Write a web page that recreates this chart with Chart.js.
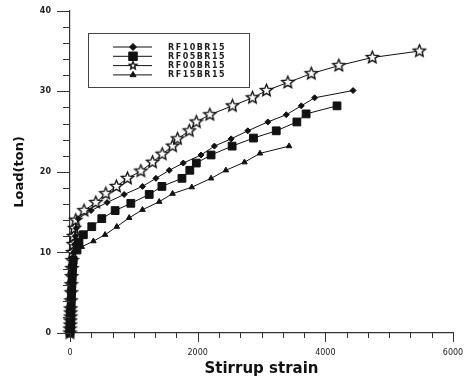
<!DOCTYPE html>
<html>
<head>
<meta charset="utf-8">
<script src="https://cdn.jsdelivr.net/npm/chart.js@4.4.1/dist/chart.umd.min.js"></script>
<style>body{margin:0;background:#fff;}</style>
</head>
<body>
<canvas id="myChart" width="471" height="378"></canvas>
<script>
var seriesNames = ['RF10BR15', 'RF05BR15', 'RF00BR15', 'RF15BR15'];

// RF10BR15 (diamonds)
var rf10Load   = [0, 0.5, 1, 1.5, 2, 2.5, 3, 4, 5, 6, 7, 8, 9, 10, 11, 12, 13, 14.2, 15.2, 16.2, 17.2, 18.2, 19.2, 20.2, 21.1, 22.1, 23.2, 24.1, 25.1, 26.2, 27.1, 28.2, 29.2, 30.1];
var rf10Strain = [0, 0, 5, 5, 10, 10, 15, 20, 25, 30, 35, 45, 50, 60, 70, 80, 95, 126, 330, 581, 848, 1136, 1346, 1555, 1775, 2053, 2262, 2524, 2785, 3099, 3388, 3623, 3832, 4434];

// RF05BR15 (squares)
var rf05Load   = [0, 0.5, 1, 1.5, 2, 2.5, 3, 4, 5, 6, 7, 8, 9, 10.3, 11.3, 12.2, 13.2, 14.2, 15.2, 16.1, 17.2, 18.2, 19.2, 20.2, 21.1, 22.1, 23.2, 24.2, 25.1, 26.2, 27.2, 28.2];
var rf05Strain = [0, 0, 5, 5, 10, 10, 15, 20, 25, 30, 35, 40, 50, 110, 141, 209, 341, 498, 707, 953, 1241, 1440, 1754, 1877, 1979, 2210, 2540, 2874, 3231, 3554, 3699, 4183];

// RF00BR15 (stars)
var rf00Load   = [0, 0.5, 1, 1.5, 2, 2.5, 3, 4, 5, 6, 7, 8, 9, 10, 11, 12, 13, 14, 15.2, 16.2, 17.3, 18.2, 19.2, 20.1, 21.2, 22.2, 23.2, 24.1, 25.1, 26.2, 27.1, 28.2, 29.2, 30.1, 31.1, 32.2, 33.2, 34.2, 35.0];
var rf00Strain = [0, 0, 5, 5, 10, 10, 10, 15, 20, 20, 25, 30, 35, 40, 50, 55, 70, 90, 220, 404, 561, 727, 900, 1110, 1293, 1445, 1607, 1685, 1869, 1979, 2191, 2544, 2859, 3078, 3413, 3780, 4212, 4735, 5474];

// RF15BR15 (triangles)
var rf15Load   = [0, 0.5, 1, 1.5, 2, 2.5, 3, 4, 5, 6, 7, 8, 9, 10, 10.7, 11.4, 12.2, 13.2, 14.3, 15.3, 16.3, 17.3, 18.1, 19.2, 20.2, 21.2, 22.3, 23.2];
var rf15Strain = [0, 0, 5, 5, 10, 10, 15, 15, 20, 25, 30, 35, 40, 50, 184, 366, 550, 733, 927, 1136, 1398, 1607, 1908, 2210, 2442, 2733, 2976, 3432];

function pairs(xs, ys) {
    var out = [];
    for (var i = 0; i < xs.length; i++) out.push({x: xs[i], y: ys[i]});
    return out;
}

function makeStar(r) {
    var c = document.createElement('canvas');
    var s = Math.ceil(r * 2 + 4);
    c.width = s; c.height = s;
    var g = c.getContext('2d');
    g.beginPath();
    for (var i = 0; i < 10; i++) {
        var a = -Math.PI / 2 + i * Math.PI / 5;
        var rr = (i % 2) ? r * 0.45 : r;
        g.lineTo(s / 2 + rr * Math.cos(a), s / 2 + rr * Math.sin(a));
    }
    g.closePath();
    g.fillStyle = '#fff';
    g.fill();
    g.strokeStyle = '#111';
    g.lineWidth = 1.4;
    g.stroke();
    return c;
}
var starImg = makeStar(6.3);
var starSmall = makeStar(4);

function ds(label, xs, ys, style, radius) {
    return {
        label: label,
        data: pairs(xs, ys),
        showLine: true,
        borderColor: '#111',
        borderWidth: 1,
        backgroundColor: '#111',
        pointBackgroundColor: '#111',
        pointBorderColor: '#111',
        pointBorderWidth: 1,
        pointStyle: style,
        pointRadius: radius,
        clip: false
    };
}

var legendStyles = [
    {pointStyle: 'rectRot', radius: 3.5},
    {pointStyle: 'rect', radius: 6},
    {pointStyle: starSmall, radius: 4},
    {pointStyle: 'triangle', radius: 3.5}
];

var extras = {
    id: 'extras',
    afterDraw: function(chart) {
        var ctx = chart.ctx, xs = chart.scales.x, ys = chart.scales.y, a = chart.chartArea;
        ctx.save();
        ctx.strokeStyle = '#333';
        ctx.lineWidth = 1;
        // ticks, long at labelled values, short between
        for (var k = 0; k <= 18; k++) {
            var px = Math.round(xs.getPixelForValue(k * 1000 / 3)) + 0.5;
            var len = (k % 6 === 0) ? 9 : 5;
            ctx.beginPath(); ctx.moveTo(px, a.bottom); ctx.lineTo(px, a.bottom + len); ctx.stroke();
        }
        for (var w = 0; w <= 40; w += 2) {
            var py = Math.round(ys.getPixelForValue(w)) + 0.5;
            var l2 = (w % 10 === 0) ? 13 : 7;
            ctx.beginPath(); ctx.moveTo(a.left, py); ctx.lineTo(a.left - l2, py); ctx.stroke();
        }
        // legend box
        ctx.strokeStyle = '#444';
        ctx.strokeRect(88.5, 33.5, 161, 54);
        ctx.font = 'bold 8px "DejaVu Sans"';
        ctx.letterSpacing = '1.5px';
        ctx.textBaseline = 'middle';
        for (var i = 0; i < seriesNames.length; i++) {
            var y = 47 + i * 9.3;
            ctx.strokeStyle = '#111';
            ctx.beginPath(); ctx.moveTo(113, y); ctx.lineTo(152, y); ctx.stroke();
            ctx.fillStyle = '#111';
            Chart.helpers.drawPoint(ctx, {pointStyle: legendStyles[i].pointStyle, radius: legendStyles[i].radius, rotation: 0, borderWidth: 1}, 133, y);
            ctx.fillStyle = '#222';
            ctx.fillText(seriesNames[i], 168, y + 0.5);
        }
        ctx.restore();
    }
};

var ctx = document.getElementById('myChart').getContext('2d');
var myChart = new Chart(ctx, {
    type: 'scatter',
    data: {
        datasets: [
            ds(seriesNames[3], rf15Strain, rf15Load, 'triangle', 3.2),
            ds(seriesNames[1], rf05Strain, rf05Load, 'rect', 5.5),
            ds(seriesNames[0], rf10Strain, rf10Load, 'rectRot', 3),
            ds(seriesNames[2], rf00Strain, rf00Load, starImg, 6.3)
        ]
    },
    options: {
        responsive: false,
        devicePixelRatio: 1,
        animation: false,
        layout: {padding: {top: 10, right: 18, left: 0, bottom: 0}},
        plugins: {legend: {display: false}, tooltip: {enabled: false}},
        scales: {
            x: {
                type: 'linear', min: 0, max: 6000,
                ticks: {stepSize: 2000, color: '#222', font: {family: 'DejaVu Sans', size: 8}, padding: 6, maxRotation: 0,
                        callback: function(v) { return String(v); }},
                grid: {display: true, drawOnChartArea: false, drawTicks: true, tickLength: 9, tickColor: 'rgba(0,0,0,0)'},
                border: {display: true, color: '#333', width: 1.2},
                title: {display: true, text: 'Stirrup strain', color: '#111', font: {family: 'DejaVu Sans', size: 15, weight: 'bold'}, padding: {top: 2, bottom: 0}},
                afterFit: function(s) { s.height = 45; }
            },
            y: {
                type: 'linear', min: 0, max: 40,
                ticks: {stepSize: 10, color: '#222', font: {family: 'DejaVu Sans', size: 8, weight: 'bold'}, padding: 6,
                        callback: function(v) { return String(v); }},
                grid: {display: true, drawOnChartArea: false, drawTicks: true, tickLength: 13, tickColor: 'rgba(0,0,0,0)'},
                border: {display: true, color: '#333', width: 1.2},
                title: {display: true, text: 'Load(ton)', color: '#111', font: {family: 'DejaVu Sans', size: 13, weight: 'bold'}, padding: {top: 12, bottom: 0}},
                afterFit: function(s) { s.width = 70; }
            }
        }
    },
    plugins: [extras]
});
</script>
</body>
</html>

##############################

Brief:
From the first line above to the line containing "['RF10BR15', 'RF05BR15', 'RF00BR15', 'RF15BR15'];", repeat each line exactly. Pictures stay out.

Expected answer:
Write a web page that recreates this chart with Chart.js.
<!DOCTYPE html>
<html>
<head>
<meta charset="utf-8">
<script src="https://cdn.jsdelivr.net/npm/chart.js@4.4.1/dist/chart.umd.min.js"></script>
<style>body{margin:0;background:#fff;}</style>
</head>
<body>
<canvas id="myChart" width="471" height="378"></canvas>
<script>
var seriesNames = ['RF10BR15', 'RF05BR15', 'RF00BR15', 'RF15BR15'];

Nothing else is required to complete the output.